Der Umweltverband BUND ist als Kläger voller Hoffnung, dass das Milliarden-Projekt A39-Ausbau doch noch gestoppt wird. Landesgeschäftsführerin Gerstner setzt darauf, dass das „Bundesverwaltungsgericht zu der gleichen Einschätzung kommt wie der BUND, andere Umweltverbände und das Umweltbundesamt, das die A39 auf die Liste der umweltschädlichsten Projekte des Bundesverkehrswegeplans 2030 gesetzt hat“.

Laut Gerstner werden nationale und internationale Klimaschutzziele ignoriert. Die geplante Trasse beeinträchtige nationale und europäische Schutzgebiete, zerstöre wertvolle Lebensräume wie Moore und naturnahe Gewässerläufe und verstoße damit gegen Naturschutz- und Artenschutzrecht sowie die EU-Wasserrahmenrichtlinie. Gerstner schlussfolgerte: „Mit dem geplanten Bau der A39 wird der klimaschädlichste Verkehrsträger überhaupt – die Straße – gefördert.“

70 Prozent wollen laut Forsa-Umfrage den Weiterbau

Das sieht Gifhorns Landrat Andreas Ebel (CDU) völlig anders. Bei der Planung seien immer wieder Umweltbelange berücksichtigt worden. „Die Trasse wurde häufig umgeplant, dadurch wurde das Projekt 25 Prozent teurer.“ Der Landkreis brauche die Autobahn. Wir erhoffen uns Prosperität.“ Die Autobahn als Motor der wirtschaftlichen Entwicklung. Ebel hat dabei ganz besonders den schwächeren Norden des Landkreises im Blick.

Viel zu lange habe man schon über die Autobahn diskutiert, sagte Ebel. Wie lange die A39 schon Thema ist, verdeutlicht ein Datum: Bereits 1969 gründete sich der Nordland-Autobahn-Verein (NAV), ein Zusammenschluss von Industrie- und Handelskammern, Landkreisen, Firmen und Einzelpersonen aus dem norddeutschen Raum. Der NAV setzt sich neben der A39 auch für die A21 vehement ein. „Wir müssen jetzt den Mut haben und müssen den nächsten Schritt gehen: Wir müssen bauen“, sagte Landrat Ebel. Er hoffe, dass das Bundesverwaltungsgericht keine Steine in den Weg legen werde. Denn die meisten Bürger seien für den Weiterbau.
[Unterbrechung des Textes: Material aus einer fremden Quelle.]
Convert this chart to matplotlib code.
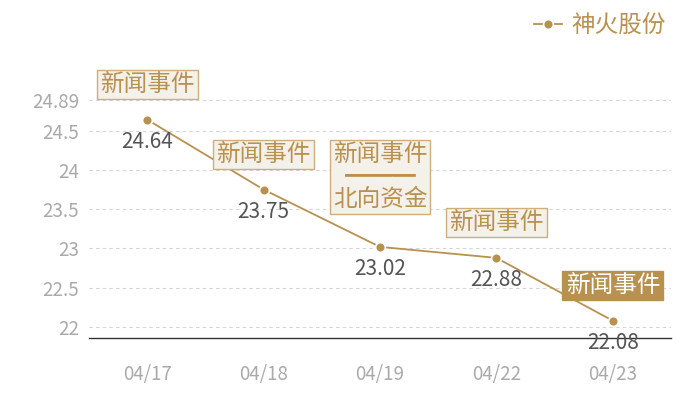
import matplotlib
matplotlib.use("Agg")
import matplotlib.pyplot as plt

plt.rcParams['font.family'] = ['Noto Sans CJK SC', 'DejaVu Sans']

# data
dates = ["04/17", "04/18", "04/19", "04/22", "04/23"]
prices = [24.64, 23.75, 23.02, 22.88, 22.08]
events = ["新闻事件", "新闻事件", "新闻事件\n━━━\n北向资金", "新闻事件", "新闻事件"]
yticks = [22, 22.5, 23, 23.5, 24, 24.5, 24.89]
ytick_labels = ["22", "22.5", "23", "23.5", "24", "24.5", "24.89"]
series_name = "神火股份"

gold = "#B8914F"
box_fill = "#F4F0EA"
box_edge = "#CDAE7C"

fig = plt.figure(figsize=(7, 4), dpi=100)
ax = fig.add_axes([89 / 700, 62 / 400, 582 / 700, 238 / 400])

x = list(range(len(dates)))
ax.plot(x, prices, color=gold, lw=1.3, marker="o", markersize=7,
        markerfacecolor=gold, markeredgecolor="white", markeredgewidth=1.2,
        label=series_name, zorder=3)

ax.set_xlim(-0.5, len(dates) - 0.5)
ax.set_ylim(21.86, 24.89)
ax.set_xticks(x)
ax.set_xticklabels(dates)
ax.set_yticks(yticks)
ax.set_yticklabels(ytick_labels)
ax.tick_params(axis="x", length=0, pad=19, labelsize=13.5, labelcolor="#AAAAAA")
ax.tick_params(axis="y", length=0, pad=7, labelsize=13.5, labelcolor="#AAAAAA")

for s in ["top", "right", "left"]:
    ax.spines[s].set_visible(False)
ax.spines["bottom"].set_color("#333333")
ax.spines["bottom"].set_linewidth(1)

ax.yaxis.grid(True, linestyle=(0, (3, 3)), color="#D5D5D5", lw=0.8)
ax.set_axisbelow(True)

# value labels
for i, p in enumerate(prices):
    ax.annotate(f"{p:.2f}", (i, p), xytext=(0, -22), textcoords="offset pixels",
                ha="center", va="center", fontsize=15, color="#555555",
                annotation_clip=False)

# event boxes
for i, (p, ev) in enumerate(zip(prices, events)):
    last = i == len(events) - 1
    multi = "\n" in ev
    off = 70 if multi else 35
    ax.annotate(ev, (i, p), xytext=(0, off), textcoords="offset pixels",
                ha="center", va="center", fontsize=17, linespacing=0.95,
                color="white" if last else gold,
                bbox=dict(boxstyle="square,pad=0.13",
                          fc=gold if last else box_fill,
                          ec=gold if last else box_edge, lw=1),
                annotation_clip=False, zorder=5)

leg = ax.legend(loc="upper right", bbox_to_anchor=(680 / 700, 1.0),
                bbox_transform=fig.transFigure, frameon=False,
                fontsize=17, handlelength=1.2, handletextpad=0.4,
                borderpad=0.1)
for t in leg.get_texts():
    t.set_color(gold)

fig.savefig("out.png", dpi=100)
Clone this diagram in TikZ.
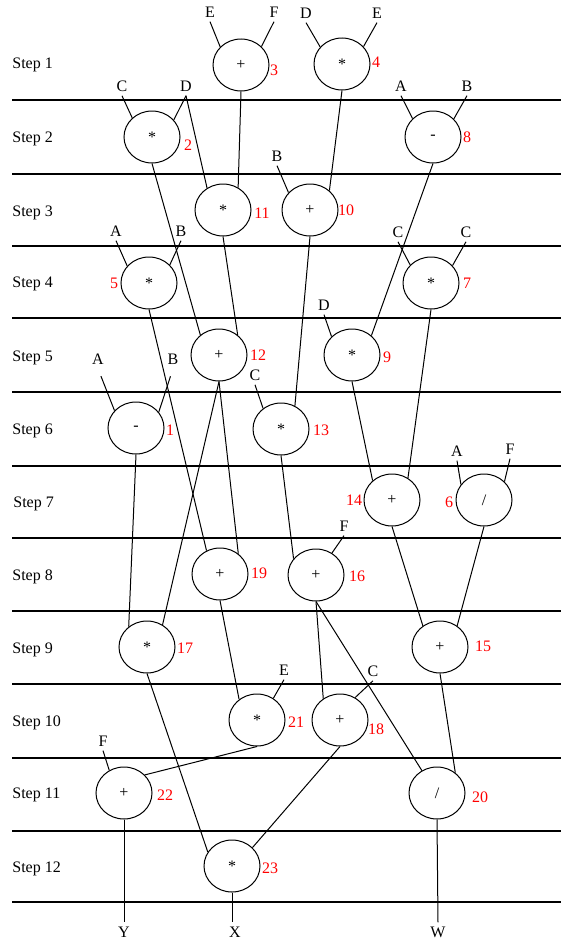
\documentclass[tikz,border=0pt]{standalone}
\usepackage{fontspec}
\setmainfont{Liberation Serif}
\usetikzlibrary{shapes.geometric}
\begin{document}
\begin{tikzpicture}[x=0.5pt,y=-0.5pt,
  every node/.style={font=\fontsize{8}{9.6}\selectfont},
  op/.style={draw, ellipse, minimum width=28pt, minimum height=26pt, inner sep=0pt, line width=0.5pt},
  num/.style={text=red, inner sep=0pt},
  inp/.style={inner sep=2pt},
  steplbl/.style={anchor=base west, inner sep=0pt},
  wire/.style={line width=0.5pt},
  rule/.style={line width=0.6pt}]
\useasboundingbox (0,0) rectangle (561,942);
% horizontal step separators
\foreach \yy in {100,174,246,318,392,466,538,611,684,758,831,902}
  \draw[rule] (12,\yy) -- (561,\yy);
% step labels
\node[steplbl] (s1) at (12,68) {Step 1};
\node[steplbl] (s2) at (12,142) {Step 2};
\node[steplbl] (s3) at (12,216) {Step 3};
\node[steplbl] (s4) at (12,287) {Step 4};
\node[steplbl] (s5) at (12,361) {Step 5};
\node[steplbl] (s6) at (12,434) {Step 6};
\node[steplbl] (s7) at (13,507) {Step 7};
\node[steplbl] (s8) at (12,580) {Step 8};
\node[steplbl] (s9) at (12,653) {Step 9};
\node[steplbl] (s10) at (12,726) {Step 10};
\node[steplbl] (s11) at (12,798) {Step 11};
\node[steplbl] (s12) at (12,872) {Step 12};
% operation nodes
\node[op] (n3) at (241,65) {+};
\node[op] (n4) at (342,64) {*};
\node[op] (n2) at (152,137) {*};
\node[op] (n8) at (433,137) {-};
\node[op] (n11) at (223,210) {*};
\node[op] (n10) at (310,210) {+};
\node[op] (n5) at (149,283) {*};
\node[op] (n7) at (431,283) {*};
\node[op] (n12) at (219,355) {+};
\node[op] (n9) at (352,355) {*};
\node[op] (n1) at (136,428) {-};
\node[op] (n13) at (281,429) {*};
\node[op] (n14) at (392,500) {+};
\node[op] (n6) at (484,500) {/};
\node[op] (n19) at (220,574) {+};
\node[op] (n16) at (316,575) {+};
\node[op] (n17) at (147,647) {*};
\node[op] (n15) at (440,647) {+};
\node[op] (n21) at (257,720) {*};
\node[op] (n18) at (340,720) {+};
\node[op] (n22) at (124,793) {+};
\node[op] (n20) at (437,793) {/};
\node[op] (n23) at (232,866) {*};
% red numbers
\node[num] (m3) at (274,70) {3};
\node[num] (m4) at (376,62) {4};
\node[num] (m2) at (188,145) {2};
\node[num] (m8) at (467,137) {8};
\node[num] (m11) at (262,213) {11};
\node[num] (m10) at (346,210) {10};
\node[num] (m5) at (114,283) {5};
\node[num] (m7) at (467,283) {7};
\node[num] (m12) at (258,355) {12};
\node[num] (m9) at (387,357) {9};
\node[num] (m1) at (170,430) {1};
\node[num] (m13) at (321,430) {13};
\node[num] (m14) at (354,500) {14};
\node[num] (m6) at (449,502) {6};
\node[num] (m19) at (259,573) {19};
\node[num] (m16) at (357,576) {16};
\node[num] (m17) at (185,648) {17};
\node[num] (m15) at (483,646) {15};
\node[num] (m21) at (296,722) {21};
\node[num] (m18) at (376,729) {18};
\node[num] (m22) at (165,795) {22};
\node[num] (m20) at (480,797) {20};
\node[num] (m23) at (270,868) {23};
% inputs
\node[inp] (iE3) at (210,12) {E};
\node[inp] (iF3) at (274,12) {F};
\node[inp] (iD4) at (306,13) {D};
\node[inp] (iE4) at (377,13) {E};
\node[inp] (iC2) at (122,86) {C};
\node[inp] (iD2) at (186,86) {D};
\node[inp] (iA8) at (401,86) {A};
\node[inp] (iB8) at (467,86) {B};
\node[inp] (iB10) at (277,156) {B};
\node[inp] (iA5) at (116,231) {A};
\node[inp] (iB5) at (181,231) {B};
\node[inp] (iC7a) at (398,232) {C};
\node[inp] (iC7b) at (466,232) {C};
\node[inp] (iD9) at (324,305) {D};
\node[inp] (iA1) at (98,359) {A};
\node[inp] (iB1) at (173,359) {B};
\node[inp] (iC13) at (255,375) {C};
\node[inp] (iA6) at (457,451) {A};
\node[inp] (iF6) at (510,449) {F};
\node[inp] (iF16) at (344,526) {F};
\node[inp] (iE21) at (284,670) {E};
\node[inp] (iC18) at (373,671) {C};
\node[inp] (iF22) at (103,741) {F};
% outputs
\node[inp] (oY) at (124,932) {Y};
\node[inp] (oX) at (235,932) {X};
\node[inp] (oW) at (438,932) {W};
% wires
\draw[wire] (iE3.south) -- (n3.139);
\draw[wire] (iF3.south) -- (n3.42);
\draw[wire] (iD4.south) -- (n4.142);
\draw[wire] (iE4.south) -- (n4.39);
\draw[wire] (iC2.south) -- (n2.136);
\draw[wire] (iD2.south) -- (n2.38);
\draw[wire] (iD2.south) -- (n11.126);
\draw[wire] (iA8.south) -- (n8.138);
\draw[wire] (iB8.south) -- (n8.41);
\draw[wire] (n3.south) -- (n11.56);
\draw[wire] (n4.south) -- (n10.45);
\draw[wire] (iB10.south) -- (n10.141);
\draw[wire] (iA5.south) -- (n5.142);
\draw[wire] (iB5.south) -- (n5.41);
\draw[wire] (iC7a.south) -- (n7.139);
\draw[wire] (iC7b.south) -- (n7.39);
\draw[wire] (n2.south) -- (n12.133);
\draw[wire] (n11.south) -- (n12.47);
\draw[wire] (n8.south) -- (n9.45);
\draw[wire] (iD9.south) -- (n9.138);
\draw[wire] (n10.south) -- (n13.59);
\draw[wire] (iC13.south) -- (n13.131);
\draw[wire, shorten <=4pt] (iA1.south) -- (n1.141);
\draw[wire, shorten <=4pt] (iB1.south) -- (n1.35);
\draw[wire] (n5.south) -- (n19.120);
\draw[wire] (n12.south) -- (n19.48);
\draw[wire] (n12.south) -- (n17.55);
\draw[wire] (n7.south) -- (n14.54);
\draw[wire] (n9.south) -- (n14.135);
\draw[wire] (iA6.south) -- (n6.146);
\draw[wire] (iF6.south) -- (n6.42);
\draw[wire] (n1.south) -- (n17.132);
\draw[wire] (n13.south) -- (n16.144);
\draw[wire] (iF16.south) -- (n16.54);
\draw[wire] (n14.south) -- (n15.129);
\draw[wire] (n6.south) -- (n15.51);
\draw[wire] (n19.south) -- (n21.131);
\draw[wire] (iE21.south) -- (n21.53);
\draw[wire] (n16.south) -- (n18.128);
\draw[wire] (iC18.south) -- (n18.56);
\draw[wire] (n16.south) -- (n20.124);
\draw[wire] (n15.south) -- (n20.48);
\draw[wire] (n21.south) -- (n22.41);
\draw[wire] (iF22.south) -- (n22.123);
\draw[wire] (n17.south) -- (n23.150);
\draw[wire] (n18.south) -- (n23.42);
\draw[wire] (n22.south) -- (oY.north);
\draw[wire] (n23.south) -- (n23.south |- oX.north);
\draw[wire] (n20.south) -- (oW.north);
\end{tikzpicture}
\end{document}
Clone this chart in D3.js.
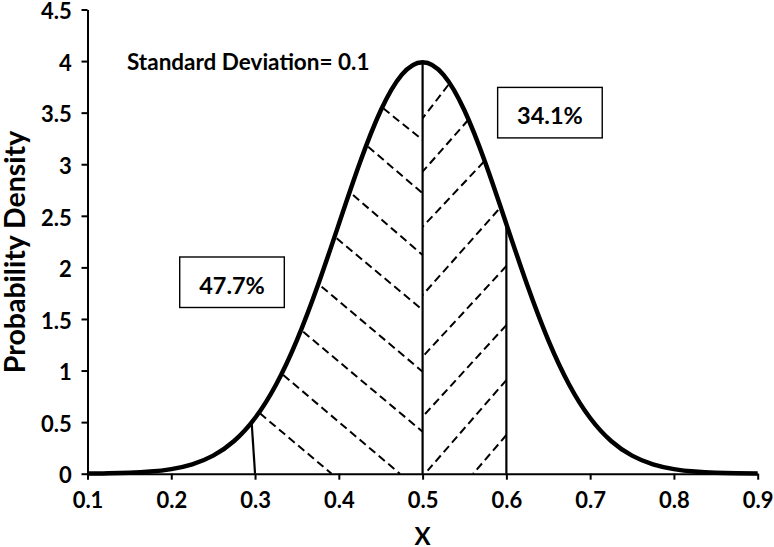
<!DOCTYPE html>
<html>
<head>
<meta charset="utf-8">
<script src="https://cdn.jsdelivr.net/npm/d3@7"></script>
<style>
  html, body { margin: 0; padding: 0; background: #fff; }
  svg { display: block; }
  text { font-family: Lato, "Open Sans", sans-serif; fill: #000; font-weight: bold; }
</style>
</head>
<body>
<svg id="chart" width="774" height="547"></svg>
<script>
// ---- data ----
const xValues = [0.1, 0.125, 0.15, 0.175, 0.2, 0.225, 0.25, 0.275, 0.3, 0.325, 0.35, 0.375, 0.4, 0.425, 0.45, 0.475,
                 0.5, 0.525, 0.55, 0.575, 0.6, 0.625, 0.65, 0.675, 0.7, 0.725, 0.75, 0.775, 0.8, 0.825, 0.85, 0.875, 0.9];
const density = [0.0013, 0.0035, 0.0087, 0.0203, 0.0443, 0.0909, 0.1753, 0.3174, 0.5399, 0.8628, 1.2952, 1.8265, 2.4197, 3.0114, 3.5207, 3.8667,
                 3.9894, 3.8667, 3.5207, 3.0114, 2.4197, 1.8265, 1.2952, 0.8628, 0.5399, 0.3174, 0.1753, 0.0909, 0.0443, 0.0203, 0.0087, 0.0035, 0.0013];
const xTicks = [0.1, 0.2, 0.3, 0.4, 0.5, 0.6, 0.7, 0.8, 0.9];
const yTicks = [0, 0.5, 1, 1.5, 2, 2.5, 3, 3.5, 4, 4.5];
const xTickLabels = ["0.1", "0.2", "0.3", "0.4", "0.5", "0.6", "0.7", "0.8", "0.9"];
const yTickLabels = ["0", "0.5", "1", "1.5", "2", "2.5", "3", "3.5", "4", "4.5"];
// boundary lines: [x at bottom, x at top, top density]
const boundaries = [[0.3, 0.296, 0.49], [0.5, 0.5, 3.99], [0.6, 0.6, 2.44]];
// dashed hatch segments [x1, y1, x2, y2]
const leftHatch = [
  [0.453, 3.542, 0.5, 3.235],
  [0.435, 3.170, 0.5, 2.718],
  [0.417, 2.702, 0.5, 2.120],
  [0.3974, 2.282, 0.5, 1.587],
  [0.3795, 1.813, 0.5, 0.989],
  [0.3575, 1.376, 0.5, 0.407],
  [0.3337, 0.957, 0.4729, 0],
  [0.3058, 0.585, 0.3914, 0]
];
const rightHatch = [
  [0.5306, 3.768, 0.5, 3.445],
  [0.5544, 3.429, 0.5, 2.928],
  [0.5731, 3.024, 0.5, 2.394],
  [0.5902, 2.556, 0.5, 1.732],
  [0.6, 2.013, 0.5, 1.134],
  [0.6, 1.441, 0.5, 0.553],
  [0.6, 0.908, 0.506, 0.03],
  [0.6, 0.375, 0.5604, 0]
];
const areaLabels = ["47.7%", "34.1%"];
const noteText = "Standard Deviation= 0.1";
const xTitle = "X";
const yTitle = "Probability Density";

// ---- layout ----
const svg = d3.select("#chart");
const margin = {left: 87.5, right: 16.3, top: 9.5, bottom: 73.3};
const W = 774, H = 547;
const x = d3.scaleLinear().domain([0.1, 0.9]).range([margin.left, W - margin.right]);
const y = d3.scaleLinear().domain([0, 4.5]).range([H - margin.bottom, margin.top]);

// hatch
function drawHatch(segs) {
  svg.append("g").selectAll("line").data(segs).join("line")
    .attr("x1", d => x(d[0])).attr("y1", d => y(d[1]))
    .attr("x2", d => x(d[2])).attr("y2", d => y(d[3]))
    .attr("stroke", "#000").attr("stroke-width", 2)
    .attr("stroke-dasharray", "8,4.5");
}
drawHatch(leftHatch);
drawHatch(rightHatch);

// boundaries
svg.append("g").selectAll("line").data(boundaries).join("line")
  .attr("x1", d => x(d[0])).attr("y1", y(0))
  .attr("x2", d => x(d[1])).attr("y2", d => y(d[2]))
  .attr("stroke", "#000").attr("stroke-width", 2.2);

// axes
const xAxis = svg.append("g").attr("transform", `translate(0,${y(0)})`)
  .call(d3.axisBottom(x).tickValues(xTicks).tickFormat((d, i) => xTickLabels[i])
    .tickSize(6).tickSizeOuter(0).tickPadding(13));
const yAxis = svg.append("g").attr("transform", `translate(${x(0.1)},0)`)
  .call(d3.axisLeft(y).tickValues(yTicks).tickFormat((d, i) => yTickLabels[i])
    .tickSize(6).tickSizeOuter(0).tickPadding(9.8));
[xAxis, yAxis].forEach(g => {
  g.select(".domain").attr("stroke-width", 2);
  g.selectAll(".tick line").attr("stroke-width", 2);
  g.selectAll(".tick text").style("font-size", "22px").attr("font-family", null);
});
yAxis.selectAll(".tick text").attr("dy", "0.42em");

// curve
const line = d3.line().x((d, i) => x(xValues[i])).y(d => y(d)).curve(d3.curveNatural);
svg.append("path").datum(density).attr("d", line)
  .attr("fill", "none").attr("stroke", "#000").attr("stroke-width", 4.5)
  .attr("stroke-linejoin", "round");

// annotation boxes
const boxes = [
  {label: areaLabels[0], cx: 0.2725, cy: 1.856},
  {label: areaLabels[1], cx: 0.652, cy: 3.50}
];
const bw = 104.6, bh = 50.5;
boxes.forEach(b => {
  svg.append("rect")
    .attr("x", x(b.cx) - bw / 2).attr("y", y(b.cy) - bh / 2)
    .attr("width", bw).attr("height", bh)
    .attr("fill", "#fff").attr("stroke", "#000").attr("stroke-width", 1.4);
  svg.append("text").attr("x", x(b.cx)).attr("y", y(b.cy) + 11.5)
    .attr("text-anchor", "middle").style("font-size", "23.5px").text(b.label);
});

// note
svg.append("text").attr("x", 127).attr("y", 70).style("font-size", "22.5px").text(noteText);

// titles
svg.append("text").attr("x", x(0.5)).attr("y", 545)
  .attr("text-anchor", "middle").style("font-size", "24px").text(xTitle);
svg.append("text").attr("transform", `translate(25,252) rotate(-90)`)
  .attr("text-anchor", "middle").style("font-size", "28.5px").text(yTitle);
</script>
</body>
</html>
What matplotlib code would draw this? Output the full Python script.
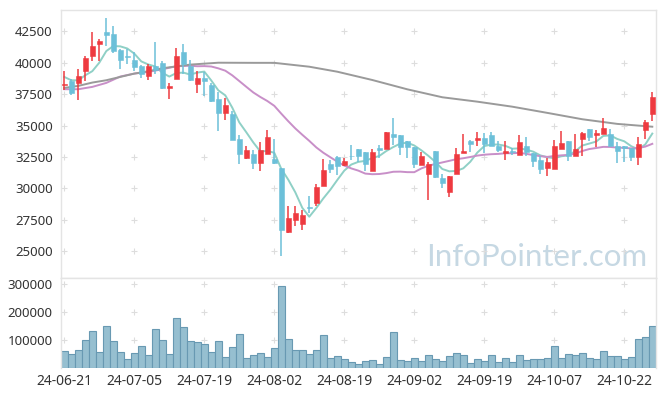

Ebel beruft sich auf eine Forsa-Umfrage im Auftrag der IHK Lüneburg-Wolfsburg aus dem Jahr 2015. Demnach wollen 70 Prozent der Befragten den Lückenschluss zwischen Lüneburg und Wolfsburg.

Beim Landesverkehrsministerium ist man siegesgewiss. Sprecher Christoph Ricking sagte: „Den Klagen, mit denen sich das Gericht Ende Juni auseinander zu setzen hat, geht eine sehr gründliche Planung der Niedersächsischen Landesbehörde für Straßenbau und Verkehr voraus. Diese wurde mit Unterstützung von Fachbüros und Fachgutachtern nach und nach entwickelt, gerade auch mit einem intensiven Blick auf ihre Umweltverträglichkeit.“ Für einen Behördensprecher war das für ein offizielles Zitat schon recht offensiv.

Läuft vor dem Bundesverwaltungsericht aus Sicht des Ministeriums alles glatt, soll der Bau des ersten Abschnitts zwischen Wolfsburg und Ehra-Lessien noch 2019 beginnen. 2026 könnte die Autobahn durchgängig befahrbar sein.